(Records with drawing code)
◇ ◇ ◇ ◇ ◇ ◇ ◇
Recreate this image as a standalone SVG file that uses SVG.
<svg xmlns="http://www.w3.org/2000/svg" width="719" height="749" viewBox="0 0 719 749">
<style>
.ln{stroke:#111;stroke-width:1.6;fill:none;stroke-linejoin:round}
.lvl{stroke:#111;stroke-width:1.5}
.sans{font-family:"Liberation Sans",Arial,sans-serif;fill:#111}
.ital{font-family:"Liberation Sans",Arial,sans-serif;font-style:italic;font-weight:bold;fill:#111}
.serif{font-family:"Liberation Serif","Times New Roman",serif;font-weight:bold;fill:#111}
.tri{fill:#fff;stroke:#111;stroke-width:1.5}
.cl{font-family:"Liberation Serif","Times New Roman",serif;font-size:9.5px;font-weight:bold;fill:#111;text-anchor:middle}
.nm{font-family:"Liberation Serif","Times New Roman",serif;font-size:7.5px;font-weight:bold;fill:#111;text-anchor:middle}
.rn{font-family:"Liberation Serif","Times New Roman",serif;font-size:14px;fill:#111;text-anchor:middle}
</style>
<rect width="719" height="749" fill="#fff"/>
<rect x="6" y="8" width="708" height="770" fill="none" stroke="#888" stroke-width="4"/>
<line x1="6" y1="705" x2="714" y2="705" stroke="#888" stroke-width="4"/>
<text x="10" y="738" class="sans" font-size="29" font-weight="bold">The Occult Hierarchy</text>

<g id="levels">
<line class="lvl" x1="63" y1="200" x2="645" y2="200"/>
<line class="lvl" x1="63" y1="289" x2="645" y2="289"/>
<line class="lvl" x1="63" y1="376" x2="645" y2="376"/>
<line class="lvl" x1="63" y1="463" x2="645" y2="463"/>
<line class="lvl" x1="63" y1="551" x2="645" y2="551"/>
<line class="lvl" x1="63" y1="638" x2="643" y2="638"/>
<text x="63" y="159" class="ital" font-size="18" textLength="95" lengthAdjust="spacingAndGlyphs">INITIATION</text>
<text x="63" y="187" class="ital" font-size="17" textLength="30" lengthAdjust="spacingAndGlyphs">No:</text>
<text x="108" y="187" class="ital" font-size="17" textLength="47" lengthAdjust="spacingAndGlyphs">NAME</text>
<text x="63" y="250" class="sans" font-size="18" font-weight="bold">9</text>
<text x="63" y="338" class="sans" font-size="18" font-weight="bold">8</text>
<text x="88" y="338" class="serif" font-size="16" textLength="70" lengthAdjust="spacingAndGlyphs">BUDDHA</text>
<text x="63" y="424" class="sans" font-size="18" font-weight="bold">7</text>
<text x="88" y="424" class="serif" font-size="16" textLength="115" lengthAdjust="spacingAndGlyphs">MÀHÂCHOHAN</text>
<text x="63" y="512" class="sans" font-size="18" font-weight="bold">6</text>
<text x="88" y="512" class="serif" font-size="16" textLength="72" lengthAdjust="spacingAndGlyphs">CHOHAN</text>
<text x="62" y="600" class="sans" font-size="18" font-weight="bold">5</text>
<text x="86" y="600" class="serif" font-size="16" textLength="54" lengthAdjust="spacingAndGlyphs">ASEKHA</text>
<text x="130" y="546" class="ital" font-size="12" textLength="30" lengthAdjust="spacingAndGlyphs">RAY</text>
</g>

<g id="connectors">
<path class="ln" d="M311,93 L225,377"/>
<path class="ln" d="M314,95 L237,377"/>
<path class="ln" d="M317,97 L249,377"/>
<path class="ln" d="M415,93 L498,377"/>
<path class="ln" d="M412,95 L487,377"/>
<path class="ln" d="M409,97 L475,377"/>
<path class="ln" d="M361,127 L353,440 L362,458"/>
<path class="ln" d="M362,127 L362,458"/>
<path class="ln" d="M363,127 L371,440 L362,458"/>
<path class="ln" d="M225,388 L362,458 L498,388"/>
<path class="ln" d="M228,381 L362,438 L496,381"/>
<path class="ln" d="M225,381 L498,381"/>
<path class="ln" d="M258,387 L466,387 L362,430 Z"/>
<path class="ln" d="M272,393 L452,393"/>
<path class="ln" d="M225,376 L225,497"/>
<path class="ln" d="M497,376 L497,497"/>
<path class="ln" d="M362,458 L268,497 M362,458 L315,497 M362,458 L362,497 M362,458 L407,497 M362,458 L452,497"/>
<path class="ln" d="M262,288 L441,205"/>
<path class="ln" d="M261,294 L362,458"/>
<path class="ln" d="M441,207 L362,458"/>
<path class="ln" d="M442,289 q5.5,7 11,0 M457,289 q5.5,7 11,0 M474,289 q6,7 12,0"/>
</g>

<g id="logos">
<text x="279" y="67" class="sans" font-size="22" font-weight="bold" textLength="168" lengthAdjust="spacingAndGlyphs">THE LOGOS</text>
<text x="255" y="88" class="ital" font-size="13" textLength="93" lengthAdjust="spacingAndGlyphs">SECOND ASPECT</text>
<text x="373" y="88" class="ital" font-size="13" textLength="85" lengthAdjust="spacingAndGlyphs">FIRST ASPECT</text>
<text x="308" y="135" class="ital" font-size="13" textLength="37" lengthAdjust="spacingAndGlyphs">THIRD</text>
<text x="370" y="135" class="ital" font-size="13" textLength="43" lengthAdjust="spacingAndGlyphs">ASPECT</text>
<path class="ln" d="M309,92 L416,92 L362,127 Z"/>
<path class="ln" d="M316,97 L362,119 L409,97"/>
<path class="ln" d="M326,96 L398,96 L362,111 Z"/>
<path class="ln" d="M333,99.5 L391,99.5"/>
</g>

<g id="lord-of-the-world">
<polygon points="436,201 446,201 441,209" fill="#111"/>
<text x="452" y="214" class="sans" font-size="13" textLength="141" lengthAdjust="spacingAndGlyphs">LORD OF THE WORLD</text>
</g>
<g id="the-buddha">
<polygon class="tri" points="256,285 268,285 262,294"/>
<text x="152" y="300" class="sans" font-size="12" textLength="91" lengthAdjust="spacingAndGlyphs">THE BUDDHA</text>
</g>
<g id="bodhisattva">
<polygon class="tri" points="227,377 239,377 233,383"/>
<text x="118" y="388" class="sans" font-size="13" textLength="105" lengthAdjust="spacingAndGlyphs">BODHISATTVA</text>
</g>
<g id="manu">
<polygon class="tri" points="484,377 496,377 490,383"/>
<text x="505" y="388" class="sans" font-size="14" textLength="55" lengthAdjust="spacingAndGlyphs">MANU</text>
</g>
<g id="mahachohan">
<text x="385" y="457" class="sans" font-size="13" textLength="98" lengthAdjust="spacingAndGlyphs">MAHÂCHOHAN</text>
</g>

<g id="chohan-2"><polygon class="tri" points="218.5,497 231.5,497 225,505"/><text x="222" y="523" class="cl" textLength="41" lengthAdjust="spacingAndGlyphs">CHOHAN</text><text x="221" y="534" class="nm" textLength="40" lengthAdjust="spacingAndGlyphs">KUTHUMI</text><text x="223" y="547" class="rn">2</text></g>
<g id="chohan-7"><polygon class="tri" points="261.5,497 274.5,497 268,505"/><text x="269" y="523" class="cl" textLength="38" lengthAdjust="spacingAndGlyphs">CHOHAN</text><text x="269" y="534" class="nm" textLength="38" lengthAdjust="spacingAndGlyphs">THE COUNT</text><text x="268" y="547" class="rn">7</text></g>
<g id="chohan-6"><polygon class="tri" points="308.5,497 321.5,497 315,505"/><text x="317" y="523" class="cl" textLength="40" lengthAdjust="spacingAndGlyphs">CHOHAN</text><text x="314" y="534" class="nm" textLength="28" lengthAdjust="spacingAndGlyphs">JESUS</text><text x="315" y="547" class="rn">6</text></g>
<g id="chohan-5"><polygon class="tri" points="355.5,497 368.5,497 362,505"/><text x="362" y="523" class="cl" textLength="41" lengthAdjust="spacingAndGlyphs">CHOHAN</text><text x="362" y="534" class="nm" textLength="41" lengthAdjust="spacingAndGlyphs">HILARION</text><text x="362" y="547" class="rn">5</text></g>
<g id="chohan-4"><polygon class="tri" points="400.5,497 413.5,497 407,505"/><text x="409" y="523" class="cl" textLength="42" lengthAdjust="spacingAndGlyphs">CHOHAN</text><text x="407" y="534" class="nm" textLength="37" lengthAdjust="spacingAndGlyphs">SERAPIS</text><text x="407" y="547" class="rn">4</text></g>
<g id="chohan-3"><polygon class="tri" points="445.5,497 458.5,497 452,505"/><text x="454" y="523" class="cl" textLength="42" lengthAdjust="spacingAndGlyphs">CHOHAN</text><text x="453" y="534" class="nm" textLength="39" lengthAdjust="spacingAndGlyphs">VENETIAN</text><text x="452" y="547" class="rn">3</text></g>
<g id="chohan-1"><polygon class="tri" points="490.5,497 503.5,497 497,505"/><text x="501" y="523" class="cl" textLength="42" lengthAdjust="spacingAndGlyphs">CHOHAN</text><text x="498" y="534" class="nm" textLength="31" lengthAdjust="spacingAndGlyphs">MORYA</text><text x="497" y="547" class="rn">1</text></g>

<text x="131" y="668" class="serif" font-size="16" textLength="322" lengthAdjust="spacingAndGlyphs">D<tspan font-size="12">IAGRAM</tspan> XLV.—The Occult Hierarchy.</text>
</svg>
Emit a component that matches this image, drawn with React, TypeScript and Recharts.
◇ ◇ ◇ ◇ ◇ ◇ ◇
■ **THE REQUEST**:
How many lines in the records above contain the word "that"? Reply with the number alone.

■ **SOLUTION**:
2